(Code that draws figures)
-- BEGIN --

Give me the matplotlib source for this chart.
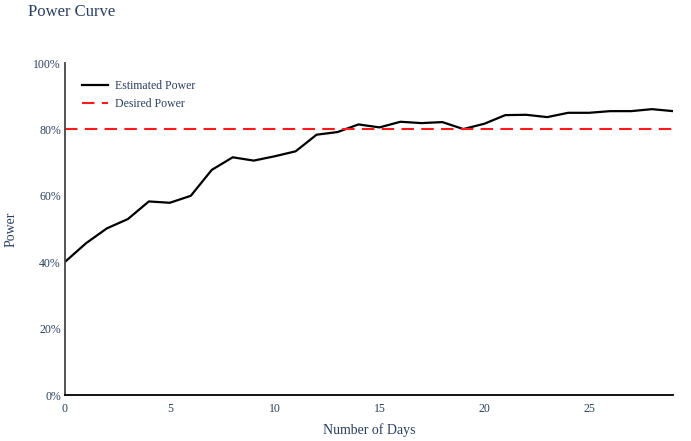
import numpy as np
import matplotlib.pyplot as plt
from matplotlib.ticker import PercentFormatter

# data
days = list(range(30))
power = [40.1, 45.7, 50.2, 53.0, 58.3, 57.9, 60.0, 67.8, 71.6, 70.6,
         71.9, 73.4, 78.4, 79.2, 81.5, 80.6, 82.3, 81.9, 82.2, 80.1,
         81.7, 84.3, 84.4, 83.7, 85.0, 85.0, 85.5, 85.5, 86.1, 85.5]
desired = 80

plt.rcParams['font.family'] = ['Liberation Serif', 'DejaVu Serif']
txt = '#2a3f5f'

fig = plt.figure(figsize=(6.91, 4.41), dpi=100)
ax = fig.add_axes([65/691, 1-395/441, (673-65)/691, (395-63)/441])

ax.plot(days, power, color='black', lw=1.6, label='Estimated Power')
ax.axhline(desired, color='#ff1a1a', lw=1.5, dashes=(6, 3.5), label='Desired Power')

ax.set_xlim(0, 29)
ax.set_ylim(0, 100)
ax.set_xticks([0, 5, 10, 15, 20, 25])
ax.set_yticks([0, 20, 40, 60, 80, 100])
ax.yaxis.set_major_formatter(PercentFormatter(decimals=0))
ax.tick_params(length=0, labelsize=8.5, colors=txt)
ax.tick_params(axis='x', pad=6)
ax.tick_params(axis='y', pad=3)

for s in ['top', 'right']:
    ax.spines[s].set_visible(False)
ax.spines['left'].set_color('#444444')
ax.spines['bottom'].set_color('black')
ax.spines['left'].set_linewidth(1.3)
ax.spines['bottom'].set_linewidth(1.3)

ax.set_xlabel('Number of Days', fontsize=10, color=txt)
ax.set_ylabel('Power', fontsize=10, color=txt)
ax.xaxis.set_label_coords(0.5, -0.085)
ax.yaxis.set_label_coords(-0.078, 0.5)
fig.text(28/691, 1-12/441, 'Power Curve', fontsize=12, color=txt, va='center')

leg = ax.legend(loc='upper left', bbox_to_anchor=(0.01, 0.98), frameon=False,
                fontsize=8.5, handlelength=2.2, handletextpad=0.6, labelspacing=0.5)
for t in leg.get_texts():
    t.set_color(txt)

fig.savefig('out.png', dpi=100)
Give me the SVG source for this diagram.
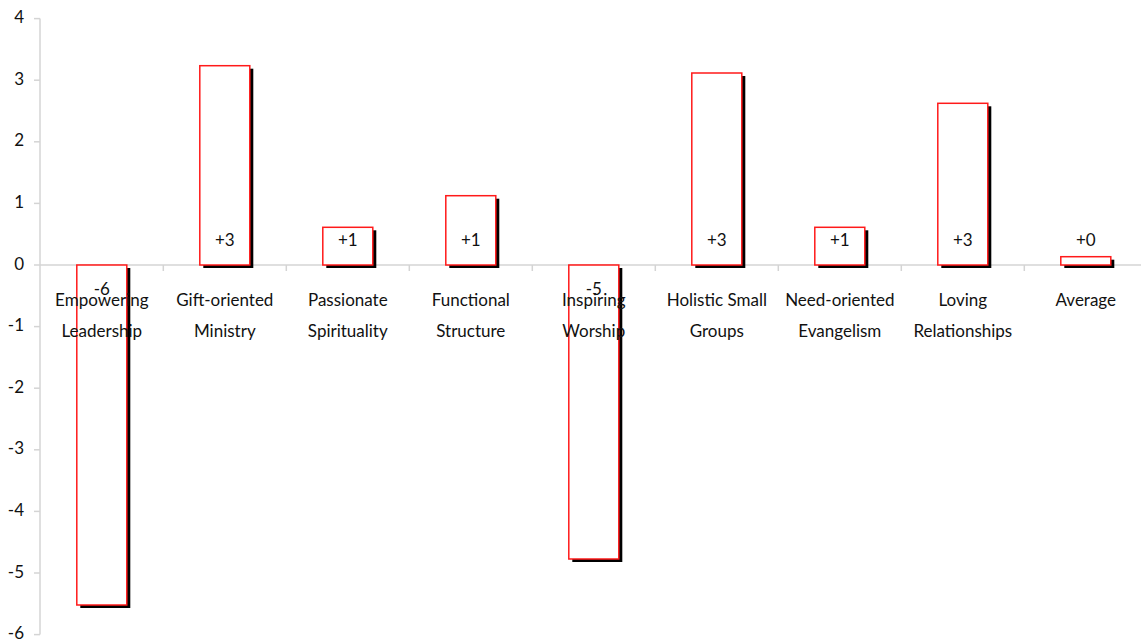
<svg xmlns="http://www.w3.org/2000/svg" width="1141" height="643" viewBox="0 0 1141 643">
<style>
.ax{stroke:#d4d4d4;stroke-width:1.5;fill:none}
.bar{fill:#fff;stroke:#ff1a1a;stroke-width:1.5}
.sh{fill:#000}
text{font-family:Lato,"Liberation Sans",sans-serif;fill:#111;font-size:17px}
.yl{text-anchor:end}
.c{text-anchor:middle}
</style>
<rect width="1141" height="643" fill="#fff"/>
<g id="axes">
<line class="ax" x1="40" y1="18.6" x2="40" y2="634.6"/>
<line class="ax" x1="40" y1="265" x2="1141" y2="265"/>
<g class="ax">
<line x1="34" y1="18.6" x2="40" y2="18.6"/>
<line x1="34" y1="80.2" x2="40" y2="80.2"/>
<line x1="34" y1="141.8" x2="40" y2="141.8"/>
<line x1="34" y1="203.4" x2="40" y2="203.4"/>
<line x1="34" y1="265" x2="40" y2="265"/>
<line x1="34" y1="326.6" x2="40" y2="326.6"/>
<line x1="34" y1="388.2" x2="40" y2="388.2"/>
<line x1="34" y1="449.8" x2="40" y2="449.8"/>
<line x1="34" y1="511.4" x2="40" y2="511.4"/>
<line x1="34" y1="573" x2="40" y2="573"/>
<line x1="34" y1="634.6" x2="40" y2="634.6"/>
<line x1="163.3" y1="265" x2="163.3" y2="271"/>
<line x1="286.3" y1="265" x2="286.3" y2="271"/>
<line x1="409.3" y1="265" x2="409.3" y2="271"/>
<line x1="532.3" y1="265" x2="532.3" y2="271"/>
<line x1="655.3" y1="265" x2="655.3" y2="271"/>
<line x1="778.3" y1="265" x2="778.3" y2="271"/>
<line x1="901.3" y1="265" x2="901.3" y2="271"/>
<line x1="1024.3" y1="265" x2="1024.3" y2="271"/>
</g>
<g class="yl">
<text x="24" y="23">4</text>
<text x="24" y="84.7">3</text>
<text x="24" y="146.3">2</text>
<text x="24" y="207.9">1</text>
<text x="24" y="269.5">0</text>
<text x="24" y="331.1">-1</text>
<text x="24" y="392.7">-2</text>
<text x="24" y="454.3">-3</text>
<text x="24" y="515.9">-4</text>
<text x="24" y="577.5">-5</text>
<text x="24" y="639">-6</text>
</g>
</g>
<g id="bar-empowering">
<rect class="sh" x="80.3" y="268" width="50" height="340"/>
<rect class="bar" x="76.8" y="265" width="50" height="340"/>
</g>
<g id="bar-gift">
<rect class="sh" x="203.3" y="68.7" width="50" height="199.3"/>
<rect class="bar" x="199.8" y="65.7" width="50" height="199.3"/>
</g>
<g id="bar-passionate">
<rect class="sh" x="326.3" y="230.3" width="50" height="37.7"/>
<rect class="bar" x="322.8" y="227.3" width="50" height="37.7"/>
</g>
<g id="bar-functional">
<rect class="sh" x="449.3" y="198.7" width="50" height="69.3"/>
<rect class="bar" x="445.8" y="195.7" width="50" height="69.3"/>
</g>
<g id="bar-inspiring">
<rect class="sh" x="572.3" y="268" width="50" height="294"/>
<rect class="bar" x="568.8" y="265" width="50" height="294"/>
</g>
<g id="bar-holistic">
<rect class="sh" x="695.3" y="76" width="50" height="192"/>
<rect class="bar" x="691.8" y="73" width="50" height="192"/>
</g>
<g id="bar-need">
<rect class="sh" x="818.3" y="230.3" width="50" height="37.7"/>
<rect class="bar" x="814.8" y="227.3" width="50" height="37.7"/>
</g>
<g id="bar-loving">
<rect class="sh" x="941.3" y="106.3" width="50" height="161.7"/>
<rect class="bar" x="937.8" y="103.3" width="50" height="161.7"/>
</g>
<g id="bar-average">
<rect class="sh" x="1064.3" y="259.7" width="50" height="8.3"/>
<rect class="bar" x="1060.8" y="256.7" width="50" height="8.3"/>
</g>
<g id="values" class="c">
<text x="101.8" y="295">-6</text>
<text x="224.8" y="246">+3</text>
<text x="347.8" y="246">+1</text>
<text x="470.8" y="246">+1</text>
<text x="593.8" y="295">-5</text>
<text x="716.8" y="246">+3</text>
<text x="839.8" y="246">+1</text>
<text x="962.8" y="246">+3</text>
<text x="1085.8" y="246">+0</text>
</g>
<g id="labels" class="c">
<text x="101.8" y="306">Empowering</text>
<text x="101.8" y="336.5">Leadership</text>
<text x="224.8" y="306">Gift-oriented</text>
<text x="224.8" y="336.5">Ministry</text>
<text x="347.8" y="306">Passionate</text>
<text x="347.8" y="336.5">Spirituality</text>
<text x="470.8" y="306">Functional</text>
<text x="470.8" y="336.5">Structure</text>
<text x="593.8" y="306">Inspiring</text>
<text x="593.8" y="336.5">Worship</text>
<text x="716.8" y="306">Holistic Small</text>
<text x="716.8" y="336.5">Groups</text>
<text x="839.8" y="306">Need-oriented</text>
<text x="839.8" y="336.5">Evangelism</text>
<text x="962.8" y="306">Loving</text>
<text x="962.8" y="336.5">Relationships</text>
<text x="1085.8" y="306">Average</text>
</g>
</svg>
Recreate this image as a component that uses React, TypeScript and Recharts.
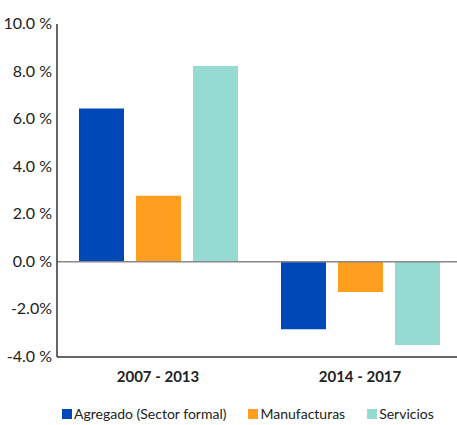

-- END --

**Requirement:** Output the full set of records above without changing a word, and drop the images.

**Reply to the exercise:**
Give me the matplotlib source for this chart.
import numpy as np
import matplotlib.pyplot as plt
from matplotlib.ticker import PercentFormatter

# data
days = list(range(30))
power = [40.1, 45.7, 50.2, 53.0, 58.3, 57.9, 60.0, 67.8, 71.6, 70.6,
         71.9, 73.4, 78.4, 79.2, 81.5, 80.6, 82.3, 81.9, 82.2, 80.1,
         81.7, 84.3, 84.4, 83.7, 85.0, 85.0, 85.5, 85.5, 86.1, 85.5]
desired = 80

plt.rcParams['font.family'] = ['Liberation Serif', 'DejaVu Serif']
txt = '#2a3f5f'

fig = plt.figure(figsize=(6.91, 4.41), dpi=100)
ax = fig.add_axes([65/691, 1-395/441, (673-65)/691, (395-63)/441])

ax.plot(days, power, color='black', lw=1.6, label='Estimated Power')
ax.axhline(desired, color='#ff1a1a', lw=1.5, dashes=(6, 3.5), label='Desired Power')

ax.set_xlim(0, 29)
ax.set_ylim(0, 100)
ax.set_xticks([0, 5, 10, 15, 20, 25])
ax.set_yticks([0, 20, 40, 60, 80, 100])
ax.yaxis.set_major_formatter(PercentFormatter(decimals=0))
ax.tick_params(length=0, labelsize=8.5, colors=txt)
ax.tick_params(axis='x', pad=6)
ax.tick_params(axis='y', pad=3)

for s in ['top', 'right']:
    ax.spines[s].set_visible(False)
ax.spines['left'].set_color('#444444')
ax.spines['bottom'].set_color('black')
ax.spines['left'].set_linewidth(1.3)
ax.spines['bottom'].set_linewidth(1.3)

ax.set_xlabel('Number of Days', fontsize=10, color=txt)
ax.set_ylabel('Power', fontsize=10, color=txt)
ax.xaxis.set_label_coords(0.5, -0.085)
ax.yaxis.set_label_coords(-0.078, 0.5)
fig.text(28/691, 1-12/441, 'Power Curve', fontsize=12, color=txt, va='center')

leg = ax.legend(loc='upper left', bbox_to_anchor=(0.01, 0.98), frameon=False,
                fontsize=8.5, handlelength=2.2, handletextpad=0.6, labelspacing=0.5)
for t in leg.get_texts():
    t.set_color(txt)

fig.savefig('out.png', dpi=100)
Give me the SVG source for this diagram.
<svg xmlns="http://www.w3.org/2000/svg" width="1141" height="643" viewBox="0 0 1141 643">
<style>
.ax{stroke:#d4d4d4;stroke-width:1.5;fill:none}
.bar{fill:#fff;stroke:#ff1a1a;stroke-width:1.5}
.sh{fill:#000}
text{font-family:Lato,"Liberation Sans",sans-serif;fill:#111;font-size:17px}
.yl{text-anchor:end}
.c{text-anchor:middle}
</style>
<rect width="1141" height="643" fill="#fff"/>
<g id="axes">
<line class="ax" x1="40" y1="18.6" x2="40" y2="634.6"/>
<line class="ax" x1="40" y1="265" x2="1141" y2="265"/>
<g class="ax">
<line x1="34" y1="18.6" x2="40" y2="18.6"/>
<line x1="34" y1="80.2" x2="40" y2="80.2"/>
<line x1="34" y1="141.8" x2="40" y2="141.8"/>
<line x1="34" y1="203.4" x2="40" y2="203.4"/>
<line x1="34" y1="265" x2="40" y2="265"/>
<line x1="34" y1="326.6" x2="40" y2="326.6"/>
<line x1="34" y1="388.2" x2="40" y2="388.2"/>
<line x1="34" y1="449.8" x2="40" y2="449.8"/>
<line x1="34" y1="511.4" x2="40" y2="511.4"/>
<line x1="34" y1="573" x2="40" y2="573"/>
<line x1="34" y1="634.6" x2="40" y2="634.6"/>
<line x1="163.3" y1="265" x2="163.3" y2="271"/>
<line x1="286.3" y1="265" x2="286.3" y2="271"/>
<line x1="409.3" y1="265" x2="409.3" y2="271"/>
<line x1="532.3" y1="265" x2="532.3" y2="271"/>
<line x1="655.3" y1="265" x2="655.3" y2="271"/>
<line x1="778.3" y1="265" x2="778.3" y2="271"/>
<line x1="901.3" y1="265" x2="901.3" y2="271"/>
<line x1="1024.3" y1="265" x2="1024.3" y2="271"/>
</g>
<g class="yl">
<text x="24" y="23">4</text>
<text x="24" y="84.7">3</text>
<text x="24" y="146.3">2</text>
<text x="24" y="207.9">1</text>
<text x="24" y="269.5">0</text>
<text x="24" y="331.1">-1</text>
<text x="24" y="392.7">-2</text>
<text x="24" y="454.3">-3</text>
<text x="24" y="515.9">-4</text>
<text x="24" y="577.5">-5</text>
<text x="24" y="639">-6</text>
</g>
</g>
<g id="bar-empowering">
<rect class="sh" x="80.3" y="268" width="50" height="340"/>
<rect class="bar" x="76.8" y="265" width="50" height="340"/>
</g>
<g id="bar-gift">
<rect class="sh" x="203.3" y="68.7" width="50" height="199.3"/>
<rect class="bar" x="199.8" y="65.7" width="50" height="199.3"/>
</g>
<g id="bar-passionate">
<rect class="sh" x="326.3" y="230.3" width="50" height="37.7"/>
<rect class="bar" x="322.8" y="227.3" width="50" height="37.7"/>
</g>
<g id="bar-functional">
<rect class="sh" x="449.3" y="198.7" width="50" height="69.3"/>
<rect class="bar" x="445.8" y="195.7" width="50" height="69.3"/>
</g>
<g id="bar-inspiring">
<rect class="sh" x="572.3" y="268" width="50" height="294"/>
<rect class="bar" x="568.8" y="265" width="50" height="294"/>
</g>
<g id="bar-holistic">
<rect class="sh" x="695.3" y="76" width="50" height="192"/>
<rect class="bar" x="691.8" y="73" width="50" height="192"/>
</g>
<g id="bar-need">
<rect class="sh" x="818.3" y="230.3" width="50" height="37.7"/>
<rect class="bar" x="814.8" y="227.3" width="50" height="37.7"/>
</g>
<g id="bar-loving">
<rect class="sh" x="941.3" y="106.3" width="50" height="161.7"/>
<rect class="bar" x="937.8" y="103.3" width="50" height="161.7"/>
</g>
<g id="bar-average">
<rect class="sh" x="1064.3" y="259.7" width="50" height="8.3"/>
<rect class="bar" x="1060.8" y="256.7" width="50" height="8.3"/>
</g>
<g id="values" class="c">
<text x="101.8" y="295">-6</text>
<text x="224.8" y="246">+3</text>
<text x="347.8" y="246">+1</text>
<text x="470.8" y="246">+1</text>
<text x="593.8" y="295">-5</text>
<text x="716.8" y="246">+3</text>
<text x="839.8" y="246">+1</text>
<text x="962.8" y="246">+3</text>
<text x="1085.8" y="246">+0</text>
</g>
<g id="labels" class="c">
<text x="101.8" y="306">Empowering</text>
<text x="101.8" y="336.5">Leadership</text>
<text x="224.8" y="306">Gift-oriented</text>
<text x="224.8" y="336.5">Ministry</text>
<text x="347.8" y="306">Passionate</text>
<text x="347.8" y="336.5">Spirituality</text>
<text x="470.8" y="306">Functional</text>
<text x="470.8" y="336.5">Structure</text>
<text x="593.8" y="306">Inspiring</text>
<text x="593.8" y="336.5">Worship</text>
<text x="716.8" y="306">Holistic Small</text>
<text x="716.8" y="336.5">Groups</text>
<text x="839.8" y="306">Need-oriented</text>
<text x="839.8" y="336.5">Evangelism</text>
<text x="962.8" y="306">Loving</text>
<text x="962.8" y="336.5">Relationships</text>
<text x="1085.8" y="306">Average</text>
</g>
</svg>
Recreate this image as a component that uses React, TypeScript and Recharts.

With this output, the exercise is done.